Expected Investment in Talent Management Seen to Be Rising in the U.K.
It’s a nearly 38 percent increase over the U.K. business community’s anticipated investment in talent management at this time last year (40 percent anticipated), according to the “Talent Management Survey 2010.” Even so, the report on the views of 225 senior HR professionals, surveyed and compiled by Talent Q, also finds that widespread layoffs remain likely, with nearly 50 percent of respondents employing 50,000 or more expecting to reduce their head counts. (Among all respondents, just over one-quarter expect to do so.)
The current Talent Q Survey tracks movements in opinion since the 2009 survey and examines how HR professionals have weathered the challenges of the past 12 months. It also looks ahead to the next 12 months and captures respondents’ views on how prepared they are to address the upcoming challenges concerning effective talent management.
Of note, and in keeping with the detected rise in talent management spending over the next 12 months, only 26 percent of respondents expect that their talent management strategies will remain unchanged in 2010. Compared to 2009, it’s a drop of nearly one-third. Telling of an undeniable up-tick in activity is the 71 percent of firms in the pummeled financial services sector that have begun to reinvest in talent.

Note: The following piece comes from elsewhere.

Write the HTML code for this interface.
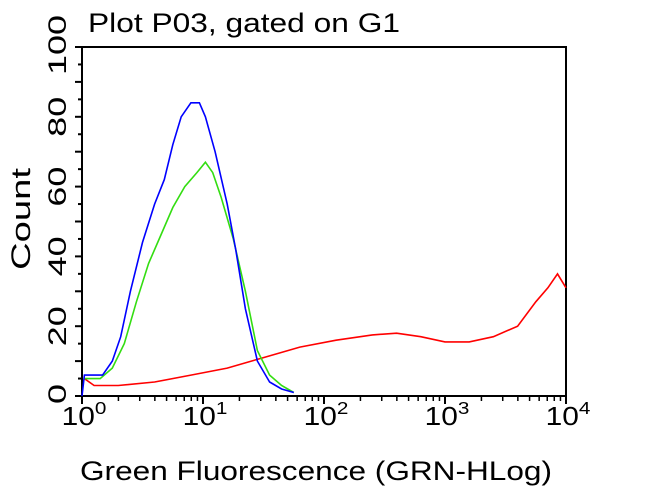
<!DOCTYPE html>
<html><head><meta charset="utf-8"><style>
html,body{margin:0;padding:0;background:#fff;}
svg{display:block;font-family:"Liberation Sans","DejaVu Sans",sans-serif;}
</style></head><body>
<svg id="chart" width="650" height="488" viewBox="0 0 650 488" xmlns="http://www.w3.org/2000/svg">
<text x="88" y="32" font-size="27" fill="#000" textLength="312" lengthAdjust="spacingAndGlyphs">Plot P03, gated on G1</text>
<text x="80" y="480" font-size="27" fill="#000" textLength="472" lengthAdjust="spacingAndGlyphs">Green Fluorescence (GRN-HLog)</text>
<text transform="translate(30,270) rotate(-90)" font-size="27" fill="#000" textLength="102" lengthAdjust="spacingAndGlyphs">Count</text>
<g id="axes"></g>
<g id="series"></g>
</svg>
<script>
const xTickExps=[0,1,2,3,4];
const yTickValues=[0,20,40,60,80,100];
const blueLogX=[0,0.02,0.1,0.17,0.25,0.32,0.4,0.5,0.6,0.68,0.75,0.82,0.9,0.97,1.02,1.1,1.2,1.27,1.35,1.45,1.55,1.65,1.75];
const blueY=[0,6,6,6,10,17,30,44,55,62,72,80,84,84,80,70,55,42,25,10,4,2,1];
const greenLogX=[0.02,0.15,0.25,0.35,0.45,0.55,0.65,0.75,0.85,0.95,1.02,1.08,1.15,1.25,1.35,1.45,1.55,1.65,1.75];
const greenY=[5,5,8,15,27,38,46,54,60,64,67,64,57,45,30,13,6,3,1];
const redLogX=[0.02,0.1,0.3,0.6,0.9,1.2,1.5,1.8,2.1,2.4,2.6,2.8,3.0,3.2,3.4,3.6,3.75,3.85,3.93,4.0];
const redY=[5,3,3,4,6,8,11,14,16,17.5,18,17,15.5,15.5,17,20,27,31,35,31];

const X0=82,X1=566,Y0=396,Y100=47;
const xs=l=>X0+(X1-X0)*l/4;
const ys=v=>Y0+(Y100-Y0)*v/100;
const NS="http://www.w3.org/2000/svg";
const axes=document.getElementById('axes');
function mk(tag,attrs,parent){const e=document.createElementNS(NS,tag);for(const k in attrs)e.setAttribute(k,attrs[k]);parent.appendChild(e);return e;}

const frame=mk('rect',{x:X0,y:Y100,width:X1-X0,height:Y0-Y100,fill:'none',stroke:'#000','stroke-width':2},axes);



for(let v=0;v<=100;v+=5){
  const major=v%10===0;
  const t=mk('line',{x1:major?X0-7:X0-4,x2:X0,y1:ys(v),y2:ys(v),stroke:'#000','stroke-width':2},axes);
  
  
}
yTickValues.forEach(v=>{
  const s=String(v);
  const len=s.length*20;
  let cy=ys(v);
  if(v===100) cy=45;
  if(v===0) cy=ys(0)-2;
  const lb=mk('text',{transform:`translate(66,${cy}) rotate(-90)`,'font-size':25,'text-anchor':'middle',fill:'#000',textLength:len,lengthAdjust:'spacingAndGlyphs'},axes);
  lb.textContent=s;
  
  
});

xTickExps.forEach(e=>{
  const x=xs(e);
  const t=mk('line',{x1:x,x2:x,y1:Y0,y2:Y0+8,stroke:'#000','stroke-width':2},axes);
  
  
  if(e<4){for(let k=2;k<10;k++){const mx=xs(e+Math.log10(k));
    const m=mk('line',{x1:mx,x2:mx,y1:Y0,y2:Y0+5,stroke:'#000','stroke-width':1.5},axes);
    
    }}
  const lb=mk('text',{transform:`translate(${x+2},425) scale(1.15,1)`,'font-size':26,'text-anchor':'middle',fill:'#000'},axes);
  lb.innerHTML='10<tspan dy="-11" font-size="18">'+e+'</tspan>';
  
  
});

const ser=document.getElementById('series');
function line(lx,ly,color,name){
  const d=lx.map((l,i)=>(i?'L':'M')+xs(l).toFixed(1)+','+ys(ly[i]).toFixed(1)).join(' ');
  const p=mk('path',{d:d,fill:'none',stroke:color,'stroke-width':1.6},ser);
  
  
}
line(redLogX,redY,'#ff0000','red-histogram');
line(greenLogX,greenY,'#33dd11','green-histogram');
line(blueLogX,blueY,'#0000ff','blue-histogram');
</script>
</body></html>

Albeit, Talent Q concedes in its news release on TMT, this is an increase over last year’s exceedingly low baseline for financial services. Additionally, running second place to the financial services sector is not another private sector, but the public sector, with 61 percent poised to increase investment. Professional services lag behind all others surveyed, with 42 percent anticipating an increase in talent management investment.